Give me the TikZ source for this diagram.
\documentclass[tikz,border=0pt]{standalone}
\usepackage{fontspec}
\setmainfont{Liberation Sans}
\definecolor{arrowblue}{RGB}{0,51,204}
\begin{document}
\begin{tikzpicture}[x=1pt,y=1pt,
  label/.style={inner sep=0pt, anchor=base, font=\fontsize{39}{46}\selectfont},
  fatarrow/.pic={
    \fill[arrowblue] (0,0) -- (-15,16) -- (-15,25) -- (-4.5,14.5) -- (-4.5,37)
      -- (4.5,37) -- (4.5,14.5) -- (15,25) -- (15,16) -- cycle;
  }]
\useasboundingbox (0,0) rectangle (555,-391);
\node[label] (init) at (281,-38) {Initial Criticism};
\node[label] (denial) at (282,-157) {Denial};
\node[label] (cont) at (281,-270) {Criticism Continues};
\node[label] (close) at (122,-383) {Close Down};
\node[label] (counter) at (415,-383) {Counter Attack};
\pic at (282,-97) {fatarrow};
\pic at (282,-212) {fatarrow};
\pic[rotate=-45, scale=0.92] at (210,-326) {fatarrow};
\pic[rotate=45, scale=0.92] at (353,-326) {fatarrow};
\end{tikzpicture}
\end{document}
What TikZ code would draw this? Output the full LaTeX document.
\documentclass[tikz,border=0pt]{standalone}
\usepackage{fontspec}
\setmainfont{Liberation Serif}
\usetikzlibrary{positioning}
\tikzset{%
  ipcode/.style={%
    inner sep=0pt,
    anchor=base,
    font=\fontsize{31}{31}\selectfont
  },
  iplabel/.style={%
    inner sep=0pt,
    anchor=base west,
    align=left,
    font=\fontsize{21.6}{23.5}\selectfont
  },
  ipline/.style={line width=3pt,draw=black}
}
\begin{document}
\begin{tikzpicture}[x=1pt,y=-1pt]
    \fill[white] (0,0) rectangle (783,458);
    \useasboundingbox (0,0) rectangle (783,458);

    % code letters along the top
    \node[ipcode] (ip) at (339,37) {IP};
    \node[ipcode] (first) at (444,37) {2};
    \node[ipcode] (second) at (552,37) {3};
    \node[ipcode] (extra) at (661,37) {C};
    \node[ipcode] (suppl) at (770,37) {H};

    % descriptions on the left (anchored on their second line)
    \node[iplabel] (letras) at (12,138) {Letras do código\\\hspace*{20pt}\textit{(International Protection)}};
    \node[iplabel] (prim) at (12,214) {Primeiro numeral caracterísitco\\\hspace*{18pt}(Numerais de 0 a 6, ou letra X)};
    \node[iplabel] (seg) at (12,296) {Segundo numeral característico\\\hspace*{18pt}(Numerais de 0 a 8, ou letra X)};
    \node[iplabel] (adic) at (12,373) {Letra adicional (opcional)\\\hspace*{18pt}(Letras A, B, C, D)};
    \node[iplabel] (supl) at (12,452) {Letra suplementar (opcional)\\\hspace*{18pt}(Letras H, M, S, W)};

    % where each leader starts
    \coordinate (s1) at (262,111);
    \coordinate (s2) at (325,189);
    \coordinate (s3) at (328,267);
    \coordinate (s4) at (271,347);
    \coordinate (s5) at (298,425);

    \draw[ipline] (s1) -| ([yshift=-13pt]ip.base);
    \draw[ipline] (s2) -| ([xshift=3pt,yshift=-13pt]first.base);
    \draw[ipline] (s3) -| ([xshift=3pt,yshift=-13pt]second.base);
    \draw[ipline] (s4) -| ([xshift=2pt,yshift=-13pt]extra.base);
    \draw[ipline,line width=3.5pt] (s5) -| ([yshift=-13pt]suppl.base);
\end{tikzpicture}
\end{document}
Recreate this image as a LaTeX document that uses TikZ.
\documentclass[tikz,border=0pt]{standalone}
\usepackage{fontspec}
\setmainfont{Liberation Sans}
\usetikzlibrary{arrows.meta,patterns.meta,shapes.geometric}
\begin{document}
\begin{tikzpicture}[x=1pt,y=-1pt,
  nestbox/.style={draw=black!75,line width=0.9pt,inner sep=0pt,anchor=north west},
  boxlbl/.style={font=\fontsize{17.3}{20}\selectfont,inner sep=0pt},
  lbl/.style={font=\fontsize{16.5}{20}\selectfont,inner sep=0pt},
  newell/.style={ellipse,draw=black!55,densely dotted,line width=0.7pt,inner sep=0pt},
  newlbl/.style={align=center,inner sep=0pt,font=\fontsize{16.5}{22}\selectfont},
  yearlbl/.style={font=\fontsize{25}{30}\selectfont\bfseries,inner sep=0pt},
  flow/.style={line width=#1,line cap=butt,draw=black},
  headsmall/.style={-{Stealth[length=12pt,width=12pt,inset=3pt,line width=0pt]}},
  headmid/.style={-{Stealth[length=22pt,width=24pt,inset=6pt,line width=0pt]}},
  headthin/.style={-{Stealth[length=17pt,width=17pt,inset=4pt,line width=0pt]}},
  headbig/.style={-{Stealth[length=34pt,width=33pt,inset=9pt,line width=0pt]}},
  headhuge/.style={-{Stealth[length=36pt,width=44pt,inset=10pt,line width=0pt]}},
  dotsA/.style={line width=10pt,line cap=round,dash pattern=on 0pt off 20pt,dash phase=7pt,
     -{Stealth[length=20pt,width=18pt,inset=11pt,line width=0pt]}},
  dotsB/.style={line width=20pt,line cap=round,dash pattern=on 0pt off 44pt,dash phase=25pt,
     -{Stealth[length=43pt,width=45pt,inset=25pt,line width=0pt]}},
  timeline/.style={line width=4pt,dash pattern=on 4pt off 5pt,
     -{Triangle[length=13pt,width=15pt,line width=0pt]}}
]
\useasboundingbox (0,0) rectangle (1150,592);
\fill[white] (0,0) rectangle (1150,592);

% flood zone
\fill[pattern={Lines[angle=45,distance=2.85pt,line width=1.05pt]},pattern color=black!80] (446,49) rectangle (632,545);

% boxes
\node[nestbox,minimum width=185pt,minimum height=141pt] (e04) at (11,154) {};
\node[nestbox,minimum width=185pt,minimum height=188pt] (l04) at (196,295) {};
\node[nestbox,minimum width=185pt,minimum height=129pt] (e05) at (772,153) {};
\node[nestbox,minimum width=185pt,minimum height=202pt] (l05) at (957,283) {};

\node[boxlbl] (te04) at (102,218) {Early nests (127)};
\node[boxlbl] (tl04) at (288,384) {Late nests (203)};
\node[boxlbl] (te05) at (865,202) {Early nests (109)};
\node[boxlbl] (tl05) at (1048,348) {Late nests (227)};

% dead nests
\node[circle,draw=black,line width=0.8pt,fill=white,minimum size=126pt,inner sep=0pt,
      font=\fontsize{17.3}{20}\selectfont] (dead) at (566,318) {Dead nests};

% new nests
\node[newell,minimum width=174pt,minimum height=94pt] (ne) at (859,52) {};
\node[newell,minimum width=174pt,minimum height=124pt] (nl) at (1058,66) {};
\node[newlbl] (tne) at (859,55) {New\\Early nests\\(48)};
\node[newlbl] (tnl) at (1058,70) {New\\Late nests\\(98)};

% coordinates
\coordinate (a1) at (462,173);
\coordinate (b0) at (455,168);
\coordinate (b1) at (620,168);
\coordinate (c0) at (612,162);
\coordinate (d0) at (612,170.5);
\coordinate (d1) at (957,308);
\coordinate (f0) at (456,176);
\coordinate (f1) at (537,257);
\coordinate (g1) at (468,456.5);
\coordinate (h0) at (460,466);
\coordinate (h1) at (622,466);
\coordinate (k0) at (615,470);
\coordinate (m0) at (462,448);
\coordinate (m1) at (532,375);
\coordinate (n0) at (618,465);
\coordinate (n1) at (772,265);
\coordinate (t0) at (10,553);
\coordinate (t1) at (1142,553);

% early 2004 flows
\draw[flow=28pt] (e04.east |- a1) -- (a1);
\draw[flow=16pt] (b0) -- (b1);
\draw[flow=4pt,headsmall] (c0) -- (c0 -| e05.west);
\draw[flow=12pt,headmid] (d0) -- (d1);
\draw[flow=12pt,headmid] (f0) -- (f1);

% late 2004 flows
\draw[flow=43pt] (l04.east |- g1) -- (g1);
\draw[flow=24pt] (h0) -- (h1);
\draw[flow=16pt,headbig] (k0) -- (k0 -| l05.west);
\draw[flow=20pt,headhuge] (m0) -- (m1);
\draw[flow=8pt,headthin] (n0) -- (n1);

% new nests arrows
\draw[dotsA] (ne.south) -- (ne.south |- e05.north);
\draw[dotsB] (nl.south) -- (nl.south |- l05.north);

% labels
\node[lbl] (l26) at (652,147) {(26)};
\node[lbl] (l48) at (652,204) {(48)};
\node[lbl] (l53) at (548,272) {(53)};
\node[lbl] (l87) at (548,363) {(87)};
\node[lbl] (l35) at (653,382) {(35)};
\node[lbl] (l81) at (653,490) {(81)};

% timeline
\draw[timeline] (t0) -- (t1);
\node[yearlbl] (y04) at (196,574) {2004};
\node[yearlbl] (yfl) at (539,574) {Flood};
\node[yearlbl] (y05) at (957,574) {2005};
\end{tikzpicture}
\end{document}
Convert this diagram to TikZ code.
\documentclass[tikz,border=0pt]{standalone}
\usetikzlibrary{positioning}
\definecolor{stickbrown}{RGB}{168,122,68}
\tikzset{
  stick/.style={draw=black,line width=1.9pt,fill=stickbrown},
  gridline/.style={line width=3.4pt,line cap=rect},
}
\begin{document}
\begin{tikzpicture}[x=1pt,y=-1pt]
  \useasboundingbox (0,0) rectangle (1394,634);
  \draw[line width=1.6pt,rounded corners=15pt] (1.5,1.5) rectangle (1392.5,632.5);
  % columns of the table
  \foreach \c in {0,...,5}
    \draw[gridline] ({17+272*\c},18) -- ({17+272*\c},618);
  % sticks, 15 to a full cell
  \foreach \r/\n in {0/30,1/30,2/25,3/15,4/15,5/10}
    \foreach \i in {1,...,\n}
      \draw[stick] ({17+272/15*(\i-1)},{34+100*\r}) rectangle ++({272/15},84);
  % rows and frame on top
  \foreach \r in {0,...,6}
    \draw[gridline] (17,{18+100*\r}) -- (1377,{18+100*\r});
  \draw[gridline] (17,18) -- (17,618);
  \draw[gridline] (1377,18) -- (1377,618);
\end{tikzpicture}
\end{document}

[To be done]
Look back at the data above. Transcribe exactly the lines starting at the line that contains "What TikZ code" and ending at the line that contains "(suppl) at (770,37)".

[Task answer]
What TikZ code would draw this? Output the full LaTeX document.
\documentclass[tikz,border=0pt]{standalone}
\usepackage{fontspec}
\setmainfont{Liberation Serif}
\usetikzlibrary{positioning}
\tikzset{%
  ipcode/.style={%
    inner sep=0pt,
    anchor=base,
    font=\fontsize{31}{31}\selectfont
  },
  iplabel/.style={%
    inner sep=0pt,
    anchor=base west,
    align=left,
    font=\fontsize{21.6}{23.5}\selectfont
  },
  ipline/.style={line width=3pt,draw=black}
}
\begin{document}
\begin{tikzpicture}[x=1pt,y=-1pt]
    \fill[white] (0,0) rectangle (783,458);
    \useasboundingbox (0,0) rectangle (783,458);

    % code letters along the top
    \node[ipcode] (ip) at (339,37) {IP};
    \node[ipcode] (first) at (444,37) {2};
    \node[ipcode] (second) at (552,37) {3};
    \node[ipcode] (extra) at (661,37) {C};
    \node[ipcode] (suppl) at (770,37) {H};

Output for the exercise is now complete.